Your task
From the entries that follow, gather each line holding the word "Output".

--- START OF Record excerpts ---

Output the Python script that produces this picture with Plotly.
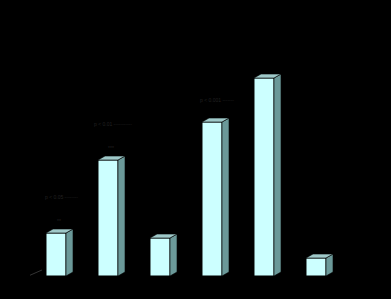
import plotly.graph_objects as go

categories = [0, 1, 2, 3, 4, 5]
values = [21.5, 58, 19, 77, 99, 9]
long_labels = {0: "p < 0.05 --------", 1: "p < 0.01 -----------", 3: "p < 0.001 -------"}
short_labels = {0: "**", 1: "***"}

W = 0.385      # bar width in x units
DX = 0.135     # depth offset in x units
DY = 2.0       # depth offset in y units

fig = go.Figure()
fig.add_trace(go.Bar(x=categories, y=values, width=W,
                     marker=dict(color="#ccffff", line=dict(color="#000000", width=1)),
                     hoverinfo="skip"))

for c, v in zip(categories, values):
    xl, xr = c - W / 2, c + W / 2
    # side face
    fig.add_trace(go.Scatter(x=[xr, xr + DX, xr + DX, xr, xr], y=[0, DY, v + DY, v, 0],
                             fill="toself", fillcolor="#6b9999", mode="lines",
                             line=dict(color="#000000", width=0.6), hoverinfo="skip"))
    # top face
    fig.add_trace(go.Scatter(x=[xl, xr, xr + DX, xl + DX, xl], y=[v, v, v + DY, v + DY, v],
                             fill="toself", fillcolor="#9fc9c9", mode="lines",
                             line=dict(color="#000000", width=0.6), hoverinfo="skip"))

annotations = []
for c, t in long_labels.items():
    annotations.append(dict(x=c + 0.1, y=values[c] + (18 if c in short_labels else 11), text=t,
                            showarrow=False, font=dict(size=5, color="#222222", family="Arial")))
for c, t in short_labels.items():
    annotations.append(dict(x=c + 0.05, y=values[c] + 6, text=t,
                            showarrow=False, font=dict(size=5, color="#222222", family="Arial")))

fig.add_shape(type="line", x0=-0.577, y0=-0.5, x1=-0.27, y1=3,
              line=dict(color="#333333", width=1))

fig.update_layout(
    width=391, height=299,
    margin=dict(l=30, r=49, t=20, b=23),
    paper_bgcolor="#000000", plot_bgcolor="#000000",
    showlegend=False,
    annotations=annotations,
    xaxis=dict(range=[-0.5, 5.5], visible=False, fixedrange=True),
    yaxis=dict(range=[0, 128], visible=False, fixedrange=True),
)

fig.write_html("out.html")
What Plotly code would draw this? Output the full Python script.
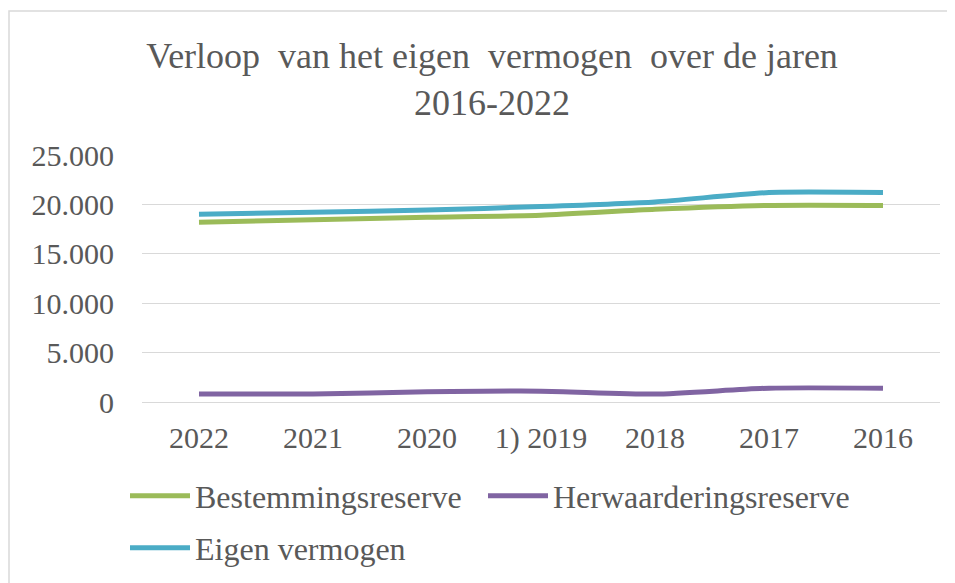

--- END OF Record excerpts ---
--- START OF Record excerpts ---

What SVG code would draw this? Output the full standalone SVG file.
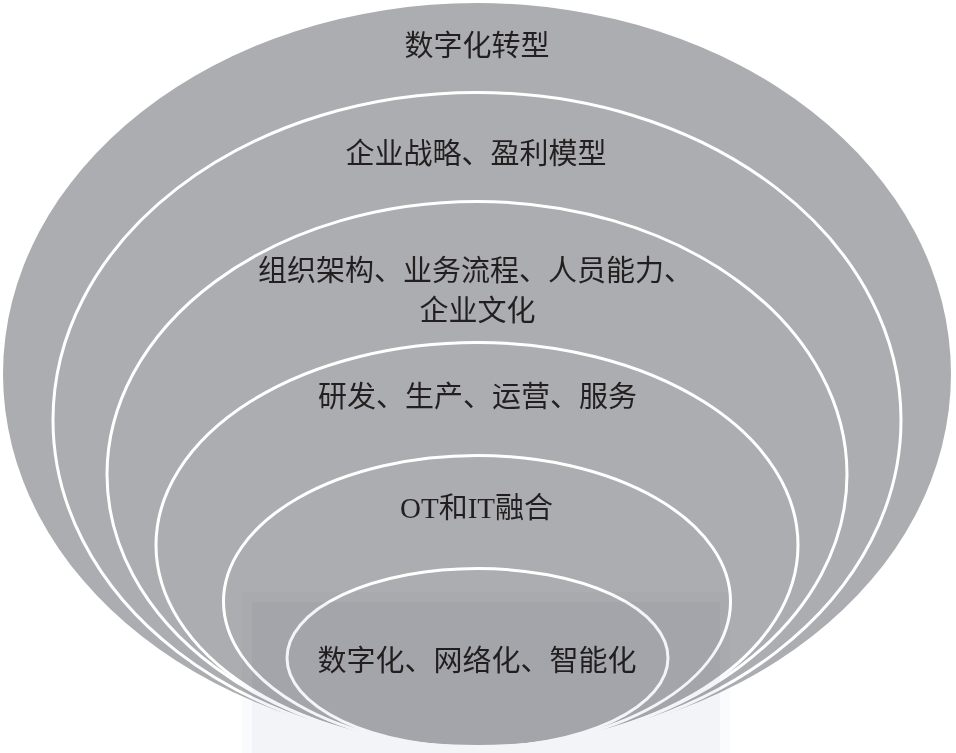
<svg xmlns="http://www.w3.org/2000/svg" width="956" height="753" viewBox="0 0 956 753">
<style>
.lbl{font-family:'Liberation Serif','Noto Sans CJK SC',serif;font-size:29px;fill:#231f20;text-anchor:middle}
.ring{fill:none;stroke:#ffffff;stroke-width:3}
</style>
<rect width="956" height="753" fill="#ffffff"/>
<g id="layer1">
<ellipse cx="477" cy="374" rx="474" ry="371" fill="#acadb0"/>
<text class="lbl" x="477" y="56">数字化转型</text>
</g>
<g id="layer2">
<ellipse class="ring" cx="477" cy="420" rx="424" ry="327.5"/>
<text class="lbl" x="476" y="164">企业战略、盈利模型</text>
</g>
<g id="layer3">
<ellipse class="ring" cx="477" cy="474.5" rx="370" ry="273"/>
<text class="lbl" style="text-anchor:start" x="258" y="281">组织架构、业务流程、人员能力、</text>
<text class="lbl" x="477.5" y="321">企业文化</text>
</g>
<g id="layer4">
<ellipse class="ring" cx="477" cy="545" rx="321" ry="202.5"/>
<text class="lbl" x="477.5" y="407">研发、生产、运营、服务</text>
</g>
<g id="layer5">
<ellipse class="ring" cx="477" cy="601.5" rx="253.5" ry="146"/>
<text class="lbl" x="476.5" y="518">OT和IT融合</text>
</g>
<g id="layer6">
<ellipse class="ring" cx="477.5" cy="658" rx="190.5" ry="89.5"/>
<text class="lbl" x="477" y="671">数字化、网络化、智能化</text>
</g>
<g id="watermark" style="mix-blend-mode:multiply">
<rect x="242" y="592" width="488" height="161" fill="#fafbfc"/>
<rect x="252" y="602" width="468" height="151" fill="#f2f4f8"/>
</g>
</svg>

--- END OF Record excerpts ---
--- START OF Record excerpts ---

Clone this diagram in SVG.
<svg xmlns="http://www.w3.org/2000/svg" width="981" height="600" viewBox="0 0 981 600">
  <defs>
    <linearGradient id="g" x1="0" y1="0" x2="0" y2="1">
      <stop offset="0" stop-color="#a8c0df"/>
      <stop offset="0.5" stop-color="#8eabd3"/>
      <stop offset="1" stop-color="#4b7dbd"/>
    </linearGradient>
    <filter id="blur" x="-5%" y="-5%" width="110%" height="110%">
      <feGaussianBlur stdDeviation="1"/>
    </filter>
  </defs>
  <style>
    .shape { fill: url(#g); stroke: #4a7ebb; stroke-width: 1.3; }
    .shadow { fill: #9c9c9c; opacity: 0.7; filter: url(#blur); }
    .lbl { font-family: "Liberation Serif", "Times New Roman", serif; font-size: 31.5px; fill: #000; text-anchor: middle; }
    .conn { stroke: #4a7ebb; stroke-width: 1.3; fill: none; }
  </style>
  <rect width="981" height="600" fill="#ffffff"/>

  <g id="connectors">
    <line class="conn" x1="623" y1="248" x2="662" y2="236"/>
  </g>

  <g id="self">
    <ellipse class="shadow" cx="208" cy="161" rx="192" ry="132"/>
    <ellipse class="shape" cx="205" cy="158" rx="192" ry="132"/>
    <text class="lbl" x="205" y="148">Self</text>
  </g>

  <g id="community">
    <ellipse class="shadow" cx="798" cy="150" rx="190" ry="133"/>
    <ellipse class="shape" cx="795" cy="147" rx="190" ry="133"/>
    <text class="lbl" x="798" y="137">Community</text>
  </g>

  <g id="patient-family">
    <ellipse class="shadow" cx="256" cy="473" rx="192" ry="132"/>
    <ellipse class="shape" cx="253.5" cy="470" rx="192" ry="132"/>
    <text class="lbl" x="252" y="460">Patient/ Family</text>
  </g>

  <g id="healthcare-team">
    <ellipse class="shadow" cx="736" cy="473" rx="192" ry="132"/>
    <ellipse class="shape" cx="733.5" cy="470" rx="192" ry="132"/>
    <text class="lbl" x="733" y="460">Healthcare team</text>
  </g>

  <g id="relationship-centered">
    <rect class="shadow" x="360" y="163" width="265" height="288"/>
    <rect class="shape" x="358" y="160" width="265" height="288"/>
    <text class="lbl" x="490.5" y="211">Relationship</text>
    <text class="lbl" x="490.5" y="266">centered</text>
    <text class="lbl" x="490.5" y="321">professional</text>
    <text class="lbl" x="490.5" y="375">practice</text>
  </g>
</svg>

--- END OF Record excerpts ---

Solution to this problem
Output the Python script that produces this picture with Plotly.
What Plotly code would draw this? Output the full Python script.
What SVG code would draw this? Output the full standalone SVG file.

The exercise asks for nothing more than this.